WORK REQUIRED
Faithfully return all lines, omitting every embedded picture.

MATERIAL
--------------------------------

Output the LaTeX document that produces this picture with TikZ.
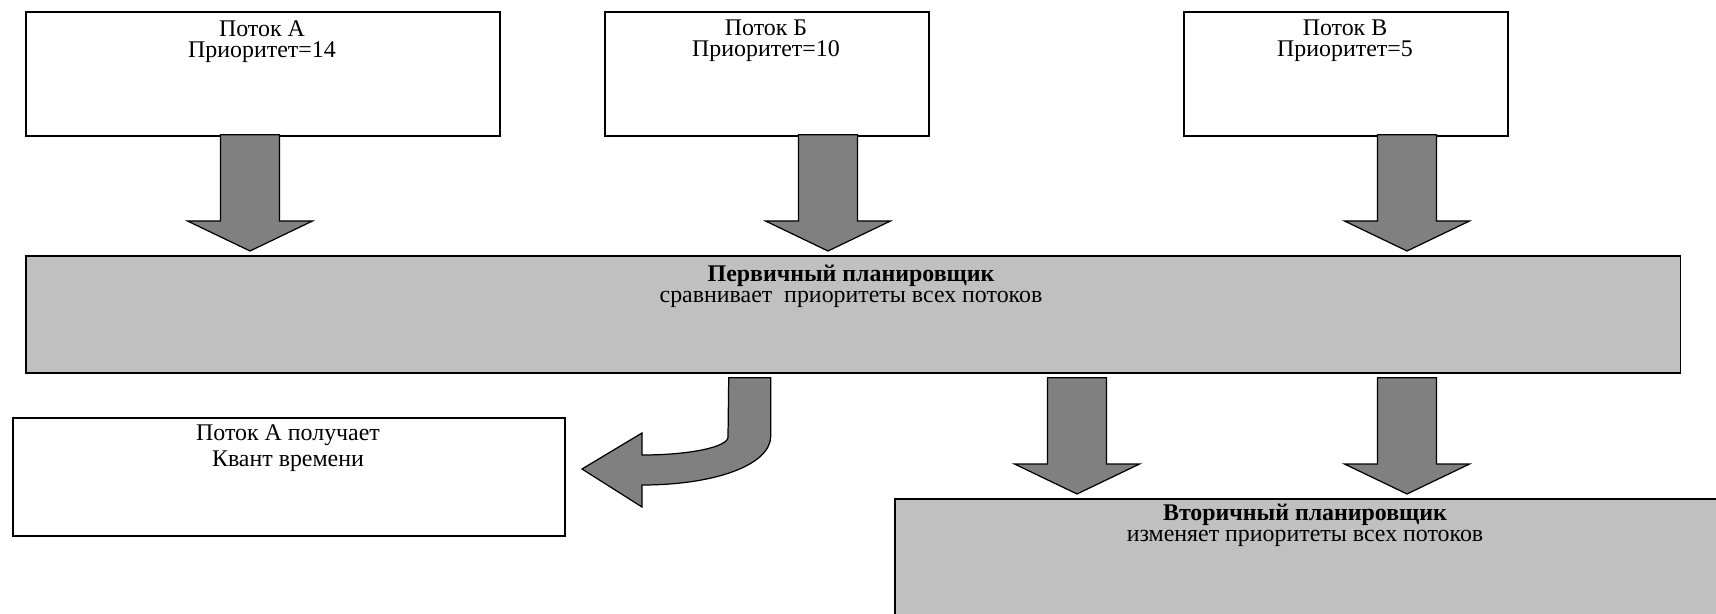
\documentclass[tikz,border=0pt]{standalone}
\usepackage{fontspec}
\setmainfont{Liberation Serif}
\usetikzlibrary{calc}

\definecolor{schedgray}{RGB}{192,192,192}
\definecolor{arrowgray}{RGB}{128,128,128}

% fat arrow pointing down: x, from node, to node, gap below from node
\newcommand{\downblock}[4]{%
  \path (#1,0) coordinate (bx);
  \coordinate (s) at (bx |- #2.south);
  \coordinate (t) at (bx |- #3.north);
  \draw[bigarrow] ($(s)+(-29.5,#4)$) -- ($(s)+(29.5,#4)$) -- ($(t)+(29.5,-34)$) -- ($(t)+(62.5,-34)$)
    -- ($(t)+(0,-4)$) -- ($(t)+(-62.5,-34)$) -- ($(t)+(-29.5,-34)$) -- cycle;
}

\begin{document}
\begin{tikzpicture}[x=0.02cm, y=-0.02cm,
  box/.style={draw, line width=1pt, inner sep=0pt, anchor=north west},
  sched/.style={box, fill=schedgray},
  bigarrow/.style={draw, line width=0.7pt, fill=arrowgray},
  lbl/.style={align=center, anchor=north, inner sep=0pt, font=\fontsize{13.6}{11.9}\selectfont}]
\clip (0,0) rectangle (1716,614);

% threads
\node[box, minimum width=9.48cm, minimum height=2.48cm] (thrA) at (25,11) {};
\node[box, minimum width=6.48cm, minimum height=2.48cm] (thrB) at (604,11) {};
\node[box, minimum width=6.48cm, minimum height=2.48cm] (thrC) at (1183,11) {};
\node[lbl] (thrAtxt) at (262,20) {Поток А\\Приоритет=14};
\node[lbl] (thrBtxt) at (766,20) {Поток Б\\Приоритет=10};
\node[lbl] (thrCtxt) at (1345,20) {Поток В\\Приоритет=5};

% schedulers
\node[sched, minimum width=33.1cm, minimum height=2.34cm] (prim) at (25,255) {};
\node[lbl, font=\fontsize{13.6}{11.7}\selectfont] (primtxt) at (851,265) {\textbf{Первичный планировщик}\\сравнивает~ приоритеты всех потоков};
\node[sched, minimum width=16.8cm, minimum height=2.8cm] (sec) at (894,498) {};
\node[lbl] (sectxt) at (1305,504) {\textbf{Вторичный планировщик}\\изменяет приоритеты всех потоков};

\node[box, minimum width=11.04cm, minimum height=2.36cm] (quant) at (12,417) {};
\node[lbl, font=\fontsize{13.6}{14.8}\selectfont] (quanttxt) at (288,424) {Поток А получает\\Квант времени};

% arrows
\downblock{250}{thrA}{prim}{-2}
\downblock{828}{thrB}{prim}{-2}
\downblock{1407}{thrC}{prim}{-2}
\downblock{1077}{prim}{sec}{4}
\downblock{1407}{prim}{sec}{4}

% bent arrow to thread A
\coordinate (bend) at ($(prim.south)+(-124.5,4)$);
\draw[bigarrow] (bend) -- ++(42,0) -- ++(0,59) .. controls (770,465) and (715,485) .. (642,485)
  -- (642,507) -- (582,469) -- (642,433) -- (642,455) .. controls (690,455) and (728,447) .. (728,437) -- cycle;
\end{tikzpicture}
\end{document}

--------------------------------

THE ANSWER
Output the LaTeX document that produces this picture with TikZ.
\documentclass[tikz,border=0pt]{standalone}
\usepackage{fontspec}
\setmainfont{Liberation Serif}
\usetikzlibrary{calc}

\definecolor{schedgray}{RGB}{192,192,192}
\definecolor{arrowgray}{RGB}{128,128,128}

% fat arrow pointing down: x, from node, to node, gap below from node
\newcommand{\downblock}[4]{%
  \path (#1,0) coordinate (bx);
  \coordinate (s) at (bx |- #2.south);
  \coordinate (t) at (bx |- #3.north);
  \draw[bigarrow] ($(s)+(-29.5,#4)$) -- ($(s)+(29.5,#4)$) -- ($(t)+(29.5,-34)$) -- ($(t)+(62.5,-34)$)
    -- ($(t)+(0,-4)$) -- ($(t)+(-62.5,-34)$) -- ($(t)+(-29.5,-34)$) -- cycle;
}

\begin{document}
\begin{tikzpicture}[x=0.02cm, y=-0.02cm,
  box/.style={draw, line width=1pt, inner sep=0pt, anchor=north west},
  sched/.style={box, fill=schedgray},
  bigarrow/.style={draw, line width=0.7pt, fill=arrowgray},
  lbl/.style={align=center, anchor=north, inner sep=0pt, font=\fontsize{13.6}{11.9}\selectfont}]
\clip (0,0) rectangle (1716,614);

% threads
\node[box, minimum width=9.48cm, minimum height=2.48cm] (thrA) at (25,11) {};
\node[box, minimum width=6.48cm, minimum height=2.48cm] (thrB) at (604,11) {};
\node[box, minimum width=6.48cm, minimum height=2.48cm] (thrC) at (1183,11) {};
\node[lbl] (thrAtxt) at (262,20) {Поток А\\Приоритет=14};
\node[lbl] (thrBtxt) at (766,20) {Поток Б\\Приоритет=10};
\node[lbl] (thrCtxt) at (1345,20) {Поток В\\Приоритет=5};

% schedulers
\node[sched, minimum width=33.1cm, minimum height=2.34cm] (prim) at (25,255) {};
\node[lbl, font=\fontsize{13.6}{11.7}\selectfont] (primtxt) at (851,265) {\textbf{Первичный планировщик}\\сравнивает~ приоритеты всех потоков};
\node[sched, minimum width=16.8cm, minimum height=2.8cm] (sec) at (894,498) {};
\node[lbl] (sectxt) at (1305,504) {\textbf{Вторичный планировщик}\\изменяет приоритеты всех потоков};

\node[box, minimum width=11.04cm, minimum height=2.36cm] (quant) at (12,417) {};
\node[lbl, font=\fontsize{13.6}{14.8}\selectfont] (quanttxt) at (288,424) {Поток А получает\\Квант времени};

% arrows
\downblock{250}{thrA}{prim}{-2}
\downblock{828}{thrB}{prim}{-2}
\downblock{1407}{thrC}{prim}{-2}
\downblock{1077}{prim}{sec}{4}
\downblock{1407}{prim}{sec}{4}

% bent arrow to thread A
\coordinate (bend) at ($(prim.south)+(-124.5,4)$);
\draw[bigarrow] (bend) -- ++(42,0) -- ++(0,59) .. controls (770,465) and (715,485) .. (642,485)
  -- (642,507) -- (582,469) -- (642,433) -- (642,455) .. controls (690,455) and (728,447) .. (728,437) -- cycle;
\end{tikzpicture}
\end{document}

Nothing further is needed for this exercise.